Spoken dialogue systems are defined are computer systems designed to interact with humans using everyday spoken language, usually in order to accomplish specific, practical tasks. The goal of the first part of the course will be to present the most important technologies, algorithms and frameworks used in this rapidly developing research area. We'll detail how spoken dialogue works, how to process and generate it, and how to transfer these ideas into real systems. We'll start with a general overview on dialogue systems and their applications, and then look more closely at individual components, such as speech recognition, dialogue understanding and management, generation and speech synthesis.
The application domain which we will investigate in more detail this year is human-robot interaction, i.e. the design of (physically embodied) robotic systems able to communicate with humans in an intuitive way, using spoken language and other modalities. One assignment will precisely consist in developing a simple interaction module and integrating it in a small humanoid robot.
The course will cover the following topics:
- Introduction to spoken dialogue systems: What is a spoken dialogue system, and what is it good for? We'll provide a brief introduction to the research field and the variety of practical applications, some already turned into commercial products, others being at the development stage.
- Generalities about spoken dialogue: What is dialogue anyway, and how does it work? How are human-human dialogues characterised from a linguistic perspective? What are the cognitive processes underlying our abilities for verbal and non-verbal interaction?
- Dialogue System Architectures: What are the main software architectures for spoken dialogue Systems? What are the building blocks of these technical systems, and how are they interconnected?
- Case study: Human-robot interaction: We'll also focus on one application in more detail, namely human-robot interaction. We'll briefly describe the main architectures and functionalities of robotic systems, and the place of "interactive" components such as dialogue systems within them. We'll also mention some of the core challenges that are likely to arise when one tries to build such "talking robots".
- Probabilistic modelling: In order to understand the most important algorithms and frameworks used in dialogue architectures, we need to first review some core concepts from AI/NLP, and more specifically the use of probabilistic graphical models such as Bayesian Networks.
- Speech recognition: How does speech recognition work? How to estimate the acoustic and language models? What kind of speech features are extracted? How to adapt the estimated models to the user and environment?
- Dialogue understanding: How to map noisy hypotheses from speech recognition to their intended meanings? How to deal with disfluencies, resolve references, perform dialogue-level interpretation?
- Models for decision-making: We'll see how to extend standard probabilistic models with decision-making information (utilities of various actions), and how to exploit such information to select optimal actions, learn from reinforcements, and perform forward planning.
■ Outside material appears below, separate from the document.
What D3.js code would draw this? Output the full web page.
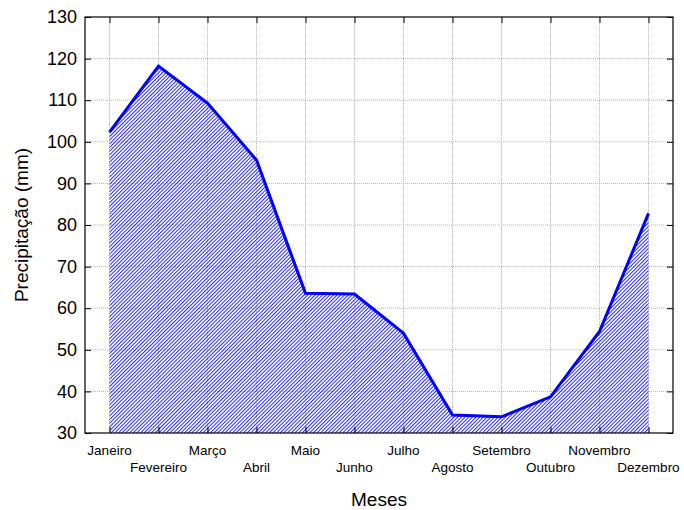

- Dialogue management: We'll investigate how to practically develop the "decision-making" component of a dialogue system, namely the dialogue manager. How are these components developed, and how can they be optimised (based on the decision-making models seen in the previous section)? We'll review some state-of-the-art techniques, which often cast the problem as an instance of "planning under uncertainty", well known in AI.
- Generation: Once the dialogue manager has decided to say something, how do we map this abstract representation of a dialogue act onto surface words? In other words, how do chose how to present a given information, and realise it at the surface level?
- Speech synthesis: The last component of a dialogue system is the speech synthesiser (text-to-speech), which converts a string of words onto a speech signal. We'll analyse how this operation is performed in practice, using different methods. We'll also describe some recent work seeking to "modulate" the generated signal (e.g. its intonation), notably to express information structure or emotional states.
- System evaluation: Finally, we'll try to understand how we can evaluate the performance of a dialogue system according to specific (intrinsic & extrinsic) metrics.
This part of the course should last about 6 weeks, and will comprise both a theoretical part (lectures) and a practical part (exercise sessions). See the course plan for details. There will also be two obligatory assignments. The first assignment will consist of various exercises related to the material seen in the first four weeks of the course. The second assignment will take the form of a small project where students will develop and test a small dialogue domain for human-robot interaction. Further information will be provided during the course.